| Task directions |
All the data below goes into the copy word for word, but the pictures don't.

| Recorded information |
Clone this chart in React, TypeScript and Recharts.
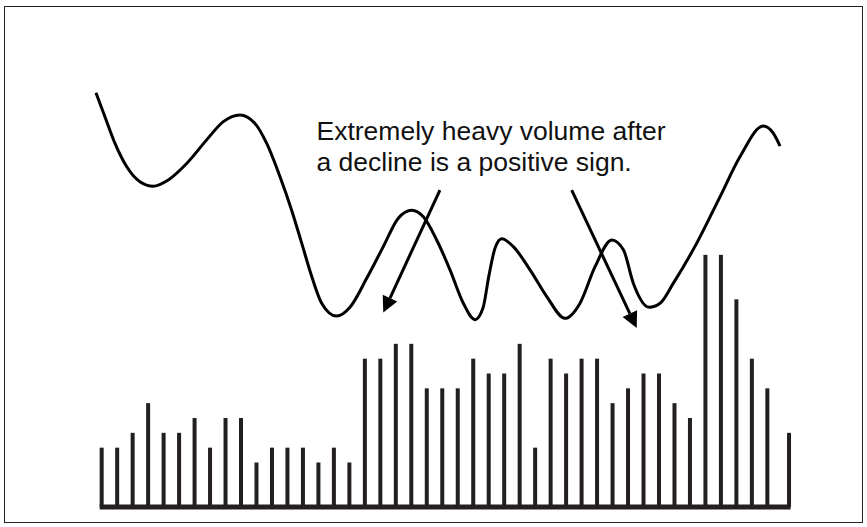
import React from "react";
import {
  ComposedChart,
  Bar,
  Line,
  XAxis,
  YAxis,
  ReferenceLine,
} from "recharts";

// volume bars, one per session
const days = [
  1, 2, 3, 4, 5, 6, 7, 8, 9, 10, 11, 12, 13, 14, 15, 16, 17, 18, 19, 20, 21,
  22, 23, 24, 25, 26, 27, 28, 29, 30, 31, 32, 33, 34, 35, 36, 37, 38, 39, 40,
  41, 42, 43, 44, 45.4,
];
const volume = [
  4, 4, 5, 7, 5, 5, 6, 4, 6, 6, 3, 4, 4, 4, 3, 4, 3, 10, 10, 11, 11, 8, 8, 8,
  10, 9, 9, 11, 4, 10, 9, 10, 10, 7, 8, 9, 9, 7, 6, 17, 17, 14, 10, 8, 5,
];

// price curve, traced points
const priceDays = [
  0.63, 1.21, 1.86, 2.61, 3.47, 4.33, 5.3, 6.49, 7.78, 8.86, 9.93, 10.9, 11.66,
  12.52, 13.27, 13.92, 14.57, 15.21, 16.18, 17.04, 18.12, 19.19, 20.16, 21.03,
  21.78, 22.64, 23.5, 24.36, 25.12, 25.63, 26.02, 26.41, 26.84, 27.59, 28.67,
  29.75, 30.93, 31.9, 32.87, 33.95, 34.7, 35.34, 36.36, 37.07, 37.93, 39.44,
  40.94, 42.23, 43.74, 44.38, 44.82,
];
const priceValues = [
  93.1, 87.7, 81.7, 76.5, 73.1, 72.1, 73.5, 77.2, 82.5, 86.6, 88.1, 86.2, 81.7,
  74.2, 66.7, 59.3, 51.8, 45.8, 42.9, 44.9, 51.4, 58.5, 64.9, 66.7, 65.2, 60.0,
  53.3, 45.8, 42.1, 44.7, 52.1, 58.2, 60.3, 58.5, 53.3, 47.3, 42.4, 45.8, 54.0,
  60.0, 57.8, 50.3, 44.9, 45.8, 50.3, 59.3, 69.7, 78.7, 85.6, 84.0, 81.1,
];

// annotation arrows: [fromDay, fromPrice, toDay, toPrice]
const arrows = [
  [22.85, 71.2, 19.19, 43.7],
  [31.36, 71.2, 35.56, 40.2],
];
const noteLines = ["Extremely heavy volume after", "a decline is a positive sign."];

const volData = days.map((d, i) => ({ day: d, vol: volume[i] }));
const priceData = priceDays.map((d, i) => ({ day: d, price: priceValues[i] }));

// thin stick centred on the bar's slot
const StickBar = (props: any) => {
  const { x, y, width, height } = props;
  if (height == null || height <= 0) return null;
  const cx = x + width / 2;
  return <rect x={cx - 2} y={y} width={4} height={height} fill="#231f20" />;
};

const ArrowShape = (props: any) => {
  const { x1, y1, x2, y2 } = props;
  const a = Math.atan2(y2 - y1, x2 - x1);
  const len = 16;
  const half = 8;
  const bx = x2 - len * Math.cos(a);
  const by = y2 - len * Math.sin(a);
  const px = -Math.sin(a) * half;
  const py = Math.cos(a) * half;
  return (
    <g>
      <line x1={x1} y1={y1} x2={bx} y2={by} stroke="#000" strokeWidth={3} />
      <polygon
        points={`${x2},${y2} ${bx + px},${by + py} ${bx - px},${by - py}`}
        fill="#000"
      />
    </g>
  );
};

export default function App() {
  return (
    <div style={{ position: "absolute", left: 0, top: 0, width: 867, height: 527, background: "#fff" }}>
      <div
        style={{
          position: "absolute",
          left: 4,
          top: 6,
          width: 857,
          height: 515,
          border: "1px solid #222",
        }}
      />
      <ComposedChart
        width={867}
        height={527}
        data={volData}
        margin={{ top: 62, right: 53.2, bottom: 20, left: 86.2 }}
        style={{ position: "absolute", left: 0, top: 0 }}
      >
        <XAxis type="number" dataKey="day" domain={[0, 47]} hide />
        <YAxis yAxisId="vol" domain={[0, 30]} hide />
        <YAxis yAxisId="price" domain={[0, 100]} hide />

        <Bar
          dataKey="vol"
          yAxisId="vol"
          fill="#231f20"
          shape={StickBar}
          isAnimationActive={false}
        />
        <ReferenceLine
          yAxisId="vol"
          segment={[
            { x: days[0] - 0.13, y: 0 },
            { x: days[days.length - 1] + 0.1, y: 0 },
          ]}
          stroke="#231f20"
          strokeWidth={5}
        />
        <Line
          data={priceData}
          dataKey="price"
          yAxisId="price"
          type="monotone"
          stroke="#000"
          strokeWidth={3}
          dot={false}
          activeDot={false}
          isAnimationActive={false}
        />
        {arrows.map((a, i) => (
          <ReferenceLine
            key={i}
            yAxisId="price"
            segment={[
              { x: a[0], y: a[1] },
              { x: a[2], y: a[3] },
            ]}
            shape={ArrowShape}
          />
        ))}
        <text
          fontFamily="'Liberation Sans', Arial, sans-serif"
          fontSize={26.5}
          fill="#111"
        >
          <tspan x={316.5} y={139.5}>{noteLines[0]}</tspan>
          <tspan x={316.5} y={171}>{noteLines[1]}</tspan>
        </text>
      </ComposedChart>
    </div>
  );
}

| Output of the exercise |
Clone this chart in React, TypeScript and Recharts.
import React from "react";
import {
  ComposedChart,
  Bar,
  Line,
  XAxis,
  YAxis,
  ReferenceLine,
} from "recharts";

// volume bars, one per session
const days = [
  1, 2, 3, 4, 5, 6, 7, 8, 9, 10, 11, 12, 13, 14, 15, 16, 17, 18, 19, 20, 21,
  22, 23, 24, 25, 26, 27, 28, 29, 30, 31, 32, 33, 34, 35, 36, 37, 38, 39, 40,
  41, 42, 43, 44, 45.4,
];
const volume = [
  4, 4, 5, 7, 5, 5, 6, 4, 6, 6, 3, 4, 4, 4, 3, 4, 3, 10, 10, 11, 11, 8, 8, 8,
  10, 9, 9, 11, 4, 10, 9, 10, 10, 7, 8, 9, 9, 7, 6, 17, 17, 14, 10, 8, 5,
];

// price curve, traced points
const priceDays = [
  0.63, 1.21, 1.86, 2.61, 3.47, 4.33, 5.3, 6.49, 7.78, 8.86, 9.93, 10.9, 11.66,
  12.52, 13.27, 13.92, 14.57, 15.21, 16.18, 17.04, 18.12, 19.19, 20.16, 21.03,
  21.78, 22.64, 23.5, 24.36, 25.12, 25.63, 26.02, 26.41, 26.84, 27.59, 28.67,
  29.75, 30.93, 31.9, 32.87, 33.95, 34.7, 35.34, 36.36, 37.07, 37.93, 39.44,
  40.94, 42.23, 43.74, 44.38, 44.82,
];
const priceValues = [
  93.1, 87.7, 81.7, 76.5, 73.1, 72.1, 73.5, 77.2, 82.5, 86.6, 88.1, 86.2, 81.7,
  74.2, 66.7, 59.3, 51.8, 45.8, 42.9, 44.9, 51.4, 58.5, 64.9, 66.7, 65.2, 60.0,
  53.3, 45.8, 42.1, 44.7, 52.1, 58.2, 60.3, 58.5, 53.3, 47.3, 42.4, 45.8, 54.0,
  60.0, 57.8, 50.3, 44.9, 45.8, 50.3, 59.3, 69.7, 78.7, 85.6, 84.0, 81.1,
];

// annotation arrows: [fromDay, fromPrice, toDay, toPrice]
const arrows = [
  [22.85, 71.2, 19.19, 43.7],
  [31.36, 71.2, 35.56, 40.2],
];
const noteLines = ["Extremely heavy volume after", "a decline is a positive sign."];

const volData = days.map((d, i) => ({ day: d, vol: volume[i] }));
const priceData = priceDays.map((d, i) => ({ day: d, price: priceValues[i] }));

// thin stick centred on the bar's slot
const StickBar = (props: any) => {
  const { x, y, width, height } = props;
  if (height == null || height <= 0) return null;
  const cx = x + width / 2;
  return <rect x={cx - 2} y={y} width={4} height={height} fill="#231f20" />;
};

const ArrowShape = (props: any) => {
  const { x1, y1, x2, y2 } = props;
  const a = Math.atan2(y2 - y1, x2 - x1);
  const len = 16;
  const half = 8;
  const bx = x2 - len * Math.cos(a);
  const by = y2 - len * Math.sin(a);
  const px = -Math.sin(a) * half;
  const py = Math.cos(a) * half;
  return (
    <g>
      <line x1={x1} y1={y1} x2={bx} y2={by} stroke="#000" strokeWidth={3} />
      <polygon
        points={`${x2},${y2} ${bx + px},${by + py} ${bx - px},${by - py}`}
        fill="#000"
      />
    </g>
  );
};

export default function App() {
  return (
    <div style={{ position: "absolute", left: 0, top: 0, width: 867, height: 527, background: "#fff" }}>
      <div
        style={{
          position: "absolute",
          left: 4,
          top: 6,
          width: 857,
          height: 515,
          border: "1px solid #222",
        }}
      />
      <ComposedChart
        width={867}
        height={527}
        data={volData}
        margin={{ top: 62, right: 53.2, bottom: 20, left: 86.2 }}
        style={{ position: "absolute", left: 0, top: 0 }}
      >
        <XAxis type="number" dataKey="day" domain={[0, 47]} hide />
        <YAxis yAxisId="vol" domain={[0, 30]} hide />
        <YAxis yAxisId="price" domain={[0, 100]} hide />

        <Bar
          dataKey="vol"
          yAxisId="vol"
          fill="#231f20"
          shape={StickBar}
          isAnimationActive={false}
        />
        <ReferenceLine
          yAxisId="vol"
          segment={[
            { x: days[0] - 0.13, y: 0 },
            { x: days[days.length - 1] + 0.1, y: 0 },
          ]}
          stroke="#231f20"
          strokeWidth={5}
        />
        <Line
          data={priceData}
          dataKey="price"
          yAxisId="price"
          type="monotone"
          stroke="#000"
          strokeWidth={3}
          dot={false}
          activeDot={false}
          isAnimationActive={false}
        />
        {arrows.map((a, i) => (
          <ReferenceLine
            key={i}
            yAxisId="price"
            segment={[
              { x: a[0], y: a[1] },
              { x: a[2], y: a[3] },
            ]}
            shape={ArrowShape}
          />
        ))}
        <text
          fontFamily="'Liberation Sans', Arial, sans-serif"
          fontSize={26.5}
          fill="#111"
        >
          <tspan x={316.5} y={139.5}>{noteLines[0]}</tspan>
          <tspan x={316.5} y={171}>{noteLines[1]}</tspan>
        </text>
      </ComposedChart>
    </div>
  );
}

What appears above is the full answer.